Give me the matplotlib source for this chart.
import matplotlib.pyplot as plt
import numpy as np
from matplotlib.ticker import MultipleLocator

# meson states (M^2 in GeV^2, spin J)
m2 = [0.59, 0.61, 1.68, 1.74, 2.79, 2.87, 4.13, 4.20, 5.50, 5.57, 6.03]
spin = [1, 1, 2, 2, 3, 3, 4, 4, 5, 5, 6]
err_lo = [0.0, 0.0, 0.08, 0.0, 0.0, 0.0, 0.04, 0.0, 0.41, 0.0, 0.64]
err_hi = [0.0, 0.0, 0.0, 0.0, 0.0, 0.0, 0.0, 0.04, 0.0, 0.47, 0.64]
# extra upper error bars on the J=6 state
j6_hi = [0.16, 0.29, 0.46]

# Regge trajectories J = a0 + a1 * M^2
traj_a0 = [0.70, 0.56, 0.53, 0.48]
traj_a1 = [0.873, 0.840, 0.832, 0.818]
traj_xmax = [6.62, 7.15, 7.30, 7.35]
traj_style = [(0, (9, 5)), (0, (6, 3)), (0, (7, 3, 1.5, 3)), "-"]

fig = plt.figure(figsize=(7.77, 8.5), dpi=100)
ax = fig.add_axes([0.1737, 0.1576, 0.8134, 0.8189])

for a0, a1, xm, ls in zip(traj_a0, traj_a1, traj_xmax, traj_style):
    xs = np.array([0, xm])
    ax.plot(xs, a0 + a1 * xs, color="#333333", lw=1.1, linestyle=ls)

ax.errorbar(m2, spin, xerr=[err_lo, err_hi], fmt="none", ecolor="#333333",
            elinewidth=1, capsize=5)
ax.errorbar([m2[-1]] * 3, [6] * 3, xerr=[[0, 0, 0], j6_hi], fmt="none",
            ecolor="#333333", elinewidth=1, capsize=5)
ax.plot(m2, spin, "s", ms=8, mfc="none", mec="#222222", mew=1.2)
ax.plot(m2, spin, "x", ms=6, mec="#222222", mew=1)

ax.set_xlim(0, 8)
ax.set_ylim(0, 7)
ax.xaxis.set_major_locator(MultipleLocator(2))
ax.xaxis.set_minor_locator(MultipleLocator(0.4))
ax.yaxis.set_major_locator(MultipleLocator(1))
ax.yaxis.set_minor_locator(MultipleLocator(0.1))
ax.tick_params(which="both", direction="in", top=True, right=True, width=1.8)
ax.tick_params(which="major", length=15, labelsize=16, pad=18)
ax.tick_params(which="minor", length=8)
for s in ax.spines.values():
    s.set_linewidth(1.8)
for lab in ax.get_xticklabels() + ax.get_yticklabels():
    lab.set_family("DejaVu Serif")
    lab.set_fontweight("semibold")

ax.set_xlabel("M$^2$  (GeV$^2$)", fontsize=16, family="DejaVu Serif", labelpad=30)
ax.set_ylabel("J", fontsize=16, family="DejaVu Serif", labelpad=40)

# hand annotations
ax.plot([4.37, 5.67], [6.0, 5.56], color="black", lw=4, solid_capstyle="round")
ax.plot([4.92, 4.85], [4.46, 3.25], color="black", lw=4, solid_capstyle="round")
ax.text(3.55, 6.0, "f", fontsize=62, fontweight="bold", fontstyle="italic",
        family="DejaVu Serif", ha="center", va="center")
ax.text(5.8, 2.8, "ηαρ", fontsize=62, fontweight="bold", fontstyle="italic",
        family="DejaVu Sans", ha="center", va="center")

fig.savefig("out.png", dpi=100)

——————————

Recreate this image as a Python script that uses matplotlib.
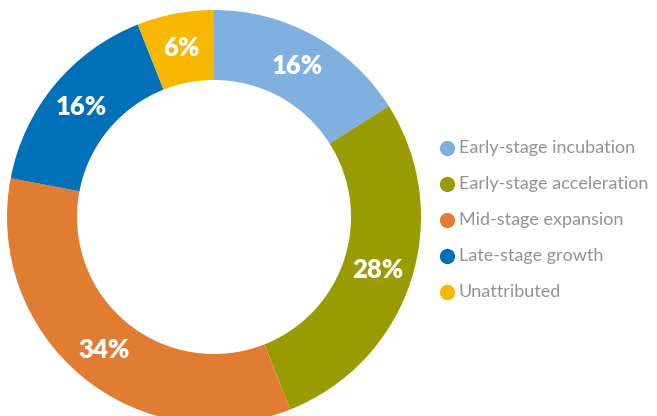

——————————

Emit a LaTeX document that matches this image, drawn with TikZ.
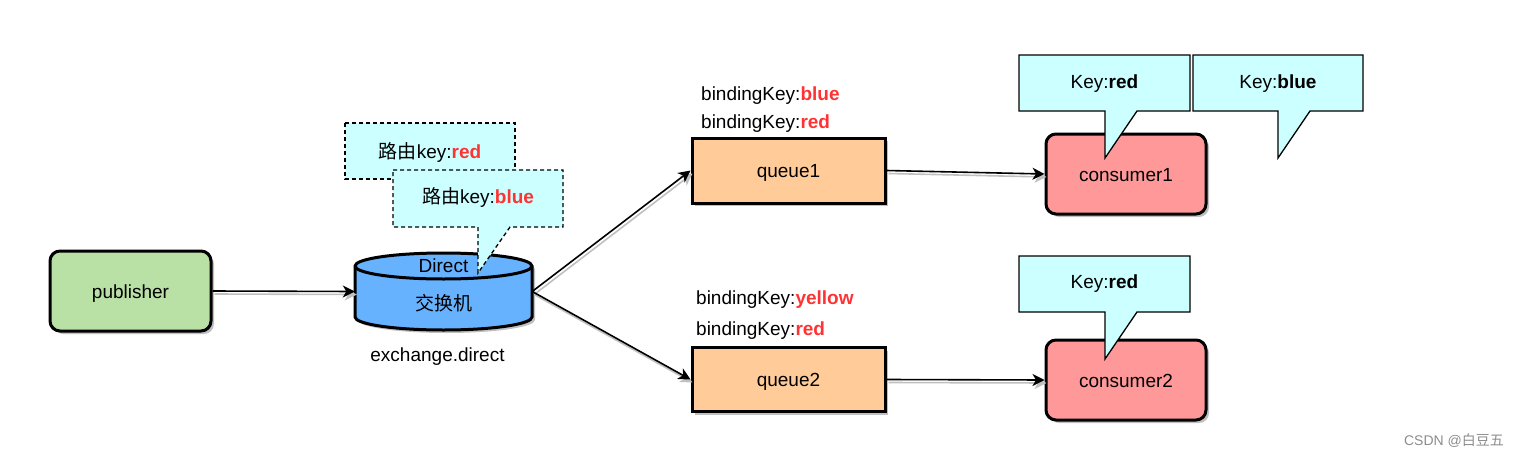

——————————

→ What needs to be done
In the listing above, find the line with "Give me the matplotlib source for this chart." and the line with "from matplotlib.ticker import MultipleLocator", then print exactly those two lines and every line between them, and nothing more.

→ Problem solution
Give me the matplotlib source for this chart.
import matplotlib.pyplot as plt
import numpy as np
from matplotlib.ticker import MultipleLocator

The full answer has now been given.